Supreme Court To Decide If Race Was Factor In Drawing North Carolina Voting District

Jet, Dec 11, 2000

Recently, the United States Supreme Court agreed to issue a decision that could affect the racial makeup of voting districts nationwide.

For the fourth time, the case of North Carolina's much-examined 12th congressional district landed before the justices. At issue again is the role of race in drawing congressional boundaries.

The North Carolina case is a follow-up to the justices' landmark 1993 ruling that election districts drawn to help minorities might violate White voters' rights. The justices are expected to issue a decision by July.

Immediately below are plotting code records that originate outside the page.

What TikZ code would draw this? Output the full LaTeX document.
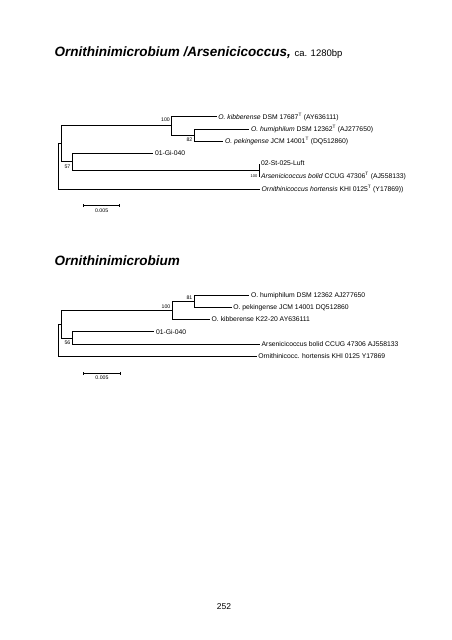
\documentclass[tikz,border=0pt]{standalone}
\usepackage{fontspec}
\setmainfont{Liberation Sans}
\usetikzlibrary{arrows.meta,positioning}

\tikzset{
  branch/.style={line width=0.8pt},
  tip/.style={anchor=west,inner sep=1.5pt,font=\fontsize{6.8}{7.5}\selectfont},
  boot/.style={inner sep=0.5pt,font=\fontsize{5.2}{6}\selectfont},
  ttl/.style={anchor=base west,inner sep=0pt,font=\fontsize{13.5}{15}\selectfont},
}

\begin{document}
\begin{tikzpicture}[x=1pt,y=-1pt]
\useasboundingbox[fill=white] (0,0) rectangle (452,640);

% Titles
\node[ttl] (t1) at (54.3,56.5) {\textbf{\textit{Ornithinimicrobium /Arsenicicoccus,}} {\fontsize{9.5}{10}\selectfont ca. 1280bp}};
\node[ttl] (t2) at (54.3,265) {\textbf{\textit{Ornithinimicrobium}}};

% Tree 1 - internal nodes
\coordinate (r1) at (58.3,166.5);
\coordinate (a1) at (61.7,143.7);
\coordinate (c1) at (171.7,125.8);
\coordinate (d1) at (194,135);
\coordinate (b1) at (72.3,161.7);
\coordinate (e1) at (259.3,170);

% Tree 1 - tips
\node[tip] (kib1) at (216.7,116.7) {\textit{O. kibberense} DSM 17687\textsuperscript{T} (AY636111)};
\node[tip] (hum1) at (249.3,129) {\textit{O. humiphilum} DSM 12362\textsuperscript{T} (AJ277650)};
\node[tip] (pek1) at (223.3,141) {\textit{O. pekingense} JCM 14001\textsuperscript{T} (DQ512860)};
\node[tip] (gi1) at (153.3,153.3) {01-Gi-040};
\node[tip] (luft1) at (259.3,163.5) {02-St-025-Luft};
\node[tip] (ars1) at (259.3,176.5) {\textit{Arsenicicoccus bolid} CCUG 47306\textsuperscript{T} (AJ558133)};
\node[tip] (orn1) at (260,189.3) {\textit{Ornithinicoccus hortensis} KHI 0125\textsuperscript{T} (Y17869))};

% Tree 1 - branches
\draw[branch] (r1) |- (a1);
\draw[branch] (r1) |- (orn1.west);
\draw[branch] (a1) |- (c1);
\draw[branch] (a1) |- (b1);
\draw[branch] (c1) |- (kib1.west);
\draw[branch] (c1) |- (d1);
\draw[branch] (d1) |- (hum1.west);
\draw[branch] (d1) |- (pek1.west);
\draw[branch] (b1) |- (gi1.west);
\draw[branch] (b1) |- (e1);
\draw[branch] (e1) -- (luft1.west);
\draw[branch] (e1) -- (ars1.west);

% Tree 1 - bootstrap values
\node[boot,anchor=north east] (bs1c) at (170.5,117.5) {100};
\node[boot,anchor=east] (bs1d) at (193,140) {82};
\node[boot,anchor=east] (bs1b) at (71,166.7) {57};
\node[boot,anchor=east,font=\fontsize{4}{5}\selectfont] (bs1e) at (258,176) {100};

% Tree 1 - scale bar
\coordinate (s1a) at (83.3,205.7);
\coordinate (s1b) at (120,205.7);
\draw[branch,{Bar[width=3pt]}-{Bar[width=3pt]}] (s1a) -- node[boot,below=2pt] (s1l) {0.005} (s1b);

% Tree 2 - internal nodes
\coordinate (r2) at (58.3,340.2);
\coordinate (a2) at (61.7,324.3);
\coordinate (c2) at (172.3,310.5);
\coordinate (d2) at (194,301.7);
\coordinate (b2) at (72.3,338);

% Tree 2 - tips
\node[tip] (hum2) at (249.3,295.7) {O. humiphilum DSM 12362 AJ277650};
\node[tip] (pek2) at (231.7,307.7) {O. pekingense JCM 14001 DQ512860};
\node[tip] (kib2) at (210,319.3) {O. kibberense K22-20 AY636111};
\node[tip] (gi2) at (154.3,331.7) {01-Gi-040};
\node[tip] (ars2) at (260,344.3) {Arsenicicoccus bolid CCUG 47306 AJ558133};
\node[tip] (orn2) at (256.7,356) {Ornithinicocc. hortensis KHI 0125 Y17869};

% Tree 2 - branches
\draw[branch] (r2) |- (a2);
\draw[branch] (r2) |- (orn2.west);
\draw[branch] (a2) |- (c2);
\draw[branch] (a2) |- (b2);
\draw[branch] (c2) |- (d2);
\draw[branch] (c2) |- (kib2.west);
\draw[branch] (d2) |- (hum2.west);
\draw[branch] (d2) |- (pek2.west);
\draw[branch] (b2) |- (gi2.west);
\draw[branch] (b2) |- (ars2.west);

% Tree 2 - bootstrap values
\node[boot,anchor=east] (bs2c) at (171,306.7) {100};
\node[boot,anchor=east] (bs2d) at (193,297.7) {81};
\node[boot,anchor=east] (bs2b) at (71,342.7) {56};

% Tree 2 - scale bar
\coordinate (s2a) at (83.3,373.3);
\coordinate (s2b) at (120.7,373.3);
\draw[branch,{Bar[width=3pt]}-{Bar[width=3pt]}] (s2a) -- node[boot,below=2pt] (s2l) {0.005} (s2b);

% Page number
\node[font=\fontsize{8.5}{9}\selectfont] (pg) at (224,607) {252};
\end{tikzpicture}
\end{document}
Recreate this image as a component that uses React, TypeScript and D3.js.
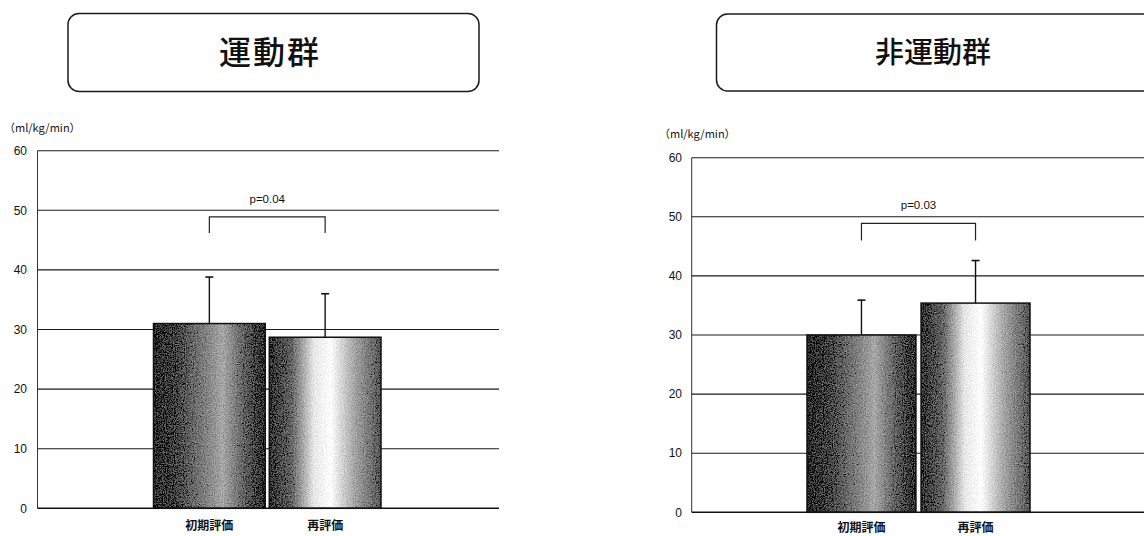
import React from 'react';
import * as d3 from 'd3';

const categories = ['初期評価', '再評価'];
const yTicks = [0, 10, 20, 30, 40, 50, 60];
const titles = ['運動群', '非運動群'];
const unitLabel = '（ml/kg/min）';
const exerciseMeans = [31.0, 28.7];
const exerciseSDs = [7.8, 7.3];
const nonExerciseMeans = [30.0, 35.4];
const nonExerciseSDs = [5.9, 7.2];
const pLabels = ['p=0.04', 'p=0.03'];
const bracketTop = [48.9, 48.9];
const bracketEnd = [46.2, 46.0];
const pLabelValue = [51.2, 51.3];

const panels = [
  {
    means: exerciseMeans, sds: exerciseSDs, title: titles[0], p: pLabels[0],
    bTop: bracketTop[0], bEnd: bracketEnd[0], pY: pLabelValue[0],
    x0: 37.5, x1: 499, yTop: 150.7, yBottom: 508.3, barRange: [153.5, 381], padInner: 0.035,
    box: { x: 68, y: 13.5, w: 411, h: 78 }, titleX: 270, titleSize: 32, titleSpacing: 2,
    tickX: 27, unitX: 4, unitY: 132, catY: 530,
  },
  {
    means: nonExerciseMeans, sds: nonExerciseSDs, title: titles[1], p: pLabels[1],
    bTop: bracketTop[1], bEnd: bracketEnd[1], pY: pLabelValue[1],
    x0: 691.7, x1: 1160, yTop: 157.7, yBottom: 512.3, barRange: [807, 1030], padInner: 0.045,
    box: { x: 716.5, y: 14, w: 460, h: 77 }, titleX: 933, titleSize: 29, titleSpacing: 0,
    tickX: 682, unitX: 659, unitY: 138, catY: 532,
  },
];

const barGradients = [
  [
    { o: 0, c: '#2a2a2a' }, { o: 0.2, c: '#444' }, { o: 0.5, c: '#8a8a8a' },
    { o: 0.62, c: '#a8a8a8' }, { o: 0.8, c: '#666' }, { o: 1, c: '#2a2a2a' },
  ],
  [
    { o: 0, c: '#333' }, { o: 0.2, c: '#666' }, { o: 0.4, c: '#e8e8e8' },
    { o: 0.55, c: '#ffffff' }, { o: 0.75, c: '#aaa' }, { o: 1, c: '#555' },
  ],
];

const font = '"Liberation Sans", Arial, sans-serif';
const cjk = '"Noto Sans CJK JP", sans-serif';

function Panel({ cfg }: { cfg: any }) {
  const y = d3.scaleLinear().domain([0, 60]).range([cfg.yBottom, cfg.yTop]);
  const x = d3.scaleBand<string>().domain(categories).range(cfg.barRange).paddingInner(cfg.padInner).paddingOuter(0);
  const bw = x.bandwidth();
  const cx = (c: string) => (x(c) as number) + bw / 2;
  const b = cfg.box;
  return (
    <g>
      <rect x={b.x} y={b.y} width={b.w} height={b.h} rx={11} ry={11} fill="none" stroke="#1a1a1a" strokeWidth={1.5} />
      <text x={cfg.titleX} y={b.y + b.h / 2} dy="0.36em" textAnchor="middle" fontFamily={cjk} fontWeight={500}
        fontSize={cfg.titleSize} letterSpacing={cfg.titleSpacing} fill="#111">{cfg.title}</text>
      <text x={cfg.unitX} y={cfg.unitY} fontFamily={cjk} fontSize={11} fill="#111">{unitLabel}</text>
      {yTicks.map(t => (
        <g key={t}>
          {t > 0 && <line x1={cfg.x0} x2={cfg.x1} y1={y(t)} y2={y(t)} stroke="#1a1a1a" strokeWidth={1.1} />}
          <text x={cfg.tickX} y={y(t)} dy="0.35em" textAnchor="end" fontFamily={font} fontSize={12} fill="#111">{t}</text>
        </g>
      ))}
      <line x1={cfg.x0} x2={cfg.x0} y1={y(60)} y2={y(0)} stroke="#333" strokeWidth={1} />
      {categories.map((c, i) => (
        <g key={c}>
          <rect x={x(c)} y={y(cfg.means[i])} width={bw} height={y(0) - y(cfg.means[i])}
            fill={`url(#grad${i})`} filter="url(#grain)" />
          <rect x={x(c)} y={y(cfg.means[i])} width={bw} height={y(0) - y(cfg.means[i])}
            fill="none" stroke="#111" strokeWidth={1.5} />
          <line x1={cx(c)} x2={cx(c)} y1={y(cfg.means[i])} y2={y(cfg.means[i] + cfg.sds[i])} stroke="#111" strokeWidth={1.4} />
          <line x1={cx(c) - 4} x2={cx(c) + 4} y1={y(cfg.means[i] + cfg.sds[i])} y2={y(cfg.means[i] + cfg.sds[i])} stroke="#111" strokeWidth={1.6} />
          <text x={cx(c)} y={cfg.catY} textAnchor="middle" fontFamily={cjk} fontWeight={700} fontSize={12} fill="#111">{c}</text>
        </g>
      ))}
      <line x1={cfg.x0} x2={cfg.x1} y1={y(0)} y2={y(0)} stroke="#111" strokeWidth={1.5} />
      <path d={`M${cx(categories[0])},${y(cfg.bEnd)}V${y(cfg.bTop)}H${cx(categories[1])}V${y(cfg.bEnd)}`}
        fill="none" stroke="#222" strokeWidth={1.2} />
      <text x={(cx(categories[0]) + cx(categories[1])) / 2} y={y(cfg.pY)} textAnchor="middle"
        fontFamily={font} fontSize={11.5} fill="#111">{cfg.p}</text>
    </g>
  );
}

export default function App() {
  return (
    <div style={{ position: 'absolute', left: 0, top: 0 }}>
      <svg width={1144} height={536} style={{ display: 'block', background: '#fff' }}>
        <defs>
          {barGradients.map((g, i) => (
            <linearGradient key={i} id={`grad${i}`} x1="0" x2="1" y1="0" y2="0">
              {g.map((s, j) => <stop key={j} offset={s.o} stopColor={s.c} />)}
            </linearGradient>
          ))}
          <filter id="grain" x="0" y="0" width="1" height="1">
            <feTurbulence type="fractalNoise" baseFrequency="0.9" numOctaves={2} seed={3} result="noise" />
            <feColorMatrix in="noise" type="matrix"
              values="0.33 0.33 0.33 0 0  0.33 0.33 0.33 0 0  0.33 0.33 0.33 0 0  0 0 0 0 1" result="gray" />
            <feComposite in="SourceGraphic" in2="gray" operator="arithmetic" k1={0} k2={1} k3={0.9} k4={-0.45} result="mix" />
            <feComposite in="mix" in2="SourceGraphic" operator="in" />
          </filter>
        </defs>
        {panels.map((p, i) => <Panel key={i} cfg={p} />)}
      </svg>
    </div>
  );
}
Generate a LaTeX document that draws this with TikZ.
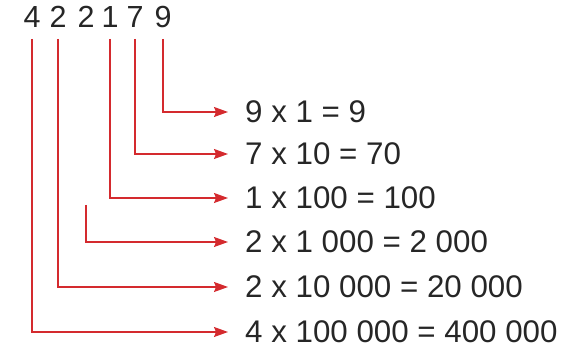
\documentclass[tikz,border=0pt]{standalone}
\usepackage{fontspec}
\setmainfont{Liberation Sans}
\usetikzlibrary{arrows.meta}
\definecolor{arrred}{RGB}{212,42,46}

\begin{document}
\begin{tikzpicture}[x=1pt, y=-1pt,
    digit/.style={inner sep=0pt, anchor=base, font=\fontsize{30.5}{36}\selectfont, text=black!85},
    term/.style={inner sep=0pt, anchor=west, font=\fontsize{31.3}{36}\selectfont, text=black!85},
    arr/.style={-{Stealth[length=14pt, width=10pt, inset=2pt]}, line width=1.2pt, arrred, shorten >=17pt},
]
\useasboundingbox (0,0) rectangle (575,352);

% the number, one node per digit
\node[digit] (dA) at (32,28) {4};
\node[digit] (dB) at (58,28) {2};
\node[digit] (dC) at (86,28) {2};
\node[digit] (dD) at (110,28) {1};
\node[digit] (dE) at (135,28) {7};
\node[digit] (dF) at (163,28) {9};

% place values
\node[term] (r1) at (245,112) {9 x 1 = 9};
\node[term] (r2) at (245,154) {7 x 10 = 70};
\node[term] (r3) at (245,198) {1 x 100 = 100};
\node[term] (r4) at (245,242) {2 x 1 000 = 2 000};
\node[term] (r5) at (245,287) {2 x 10 000 = 20 000};
\node[term] (r6) at (245,332) {4 x 100 000 = 400 000};

\coordinate (cC) at (86,205);

\draw[arr] ([yshift=-11pt]dF.base) |- (r1.west);
\draw[arr] ([yshift=-11pt]dE.base) |- (r2.west);
\draw[arr] ([yshift=-11pt]dD.base) |- (r3.west);
\draw[arr] (cC) |- (r4.west);
\draw[arr] ([yshift=-11pt]dB.base) |- (r5.west);
\draw[arr] ([yshift=-11pt]dA.base) |- (r6.west);
\end{tikzpicture}
\end{document}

North Carolina claims that the latest boundaries of Rep. Mel Watt's district were dictated by politics, not race. The state legislature wanted to ensure that the district was safely Democratic in order to maintain an even split between Republicans and Democrats in the North Carolina congressional delegation, Atty. Walter E. Dellinger argued before the court.

"These are the reliably Democratic precincts in what otherwise is a Republican area of North Carolina," Dellinger said. The criteria used to determine the district's constituents "was not the color of their skin, but how they voted." The Clinton administration backs the state.

The latest version of the 12th district, which includes the cities of Charlotte, Winston-Salem and Greensboro, is now less than 50 percent Black. Watt was one of two Blacks elected to Congress in 1992 from a state that had not sent a Black to Washington since 1901. He has been re-elected four times.

In a series of rulings, many by a 5-4 split, the Supreme Court has held that congressional districts cannot be drawn with the express intent of creating a minority voting bloc.

A lower court agreed with a group of North Carolina residents that the 12th congressional district improperly made race the "predominant factor" in its creation.

"What they've done here is link portions of urban areas with rural connectors and the rural connectors are basically White filler," Atty. Robinson O. Everett argued in opposing the state.

Justice Ruth Bader Ginsburg sharply questioned Everett's claim that other safe Democratic precincts could have been substituted for some of the district's majority-Black precincts. She added that the district may be politically cohesive because "urban areas share some problems, like health care, housing, the deterioration of public schools."

Justice John Paul Stevens suggested that the boundaries might simply serve to help get Watt re-elected, something that in and of itself does not violate the court's previous rulings.

After the 1993 decision that let White voters challenge districts designed to help minorities, North Carolina's 12th was the subject of two more Supreme Court actions over the issue of race in congressional boundaries.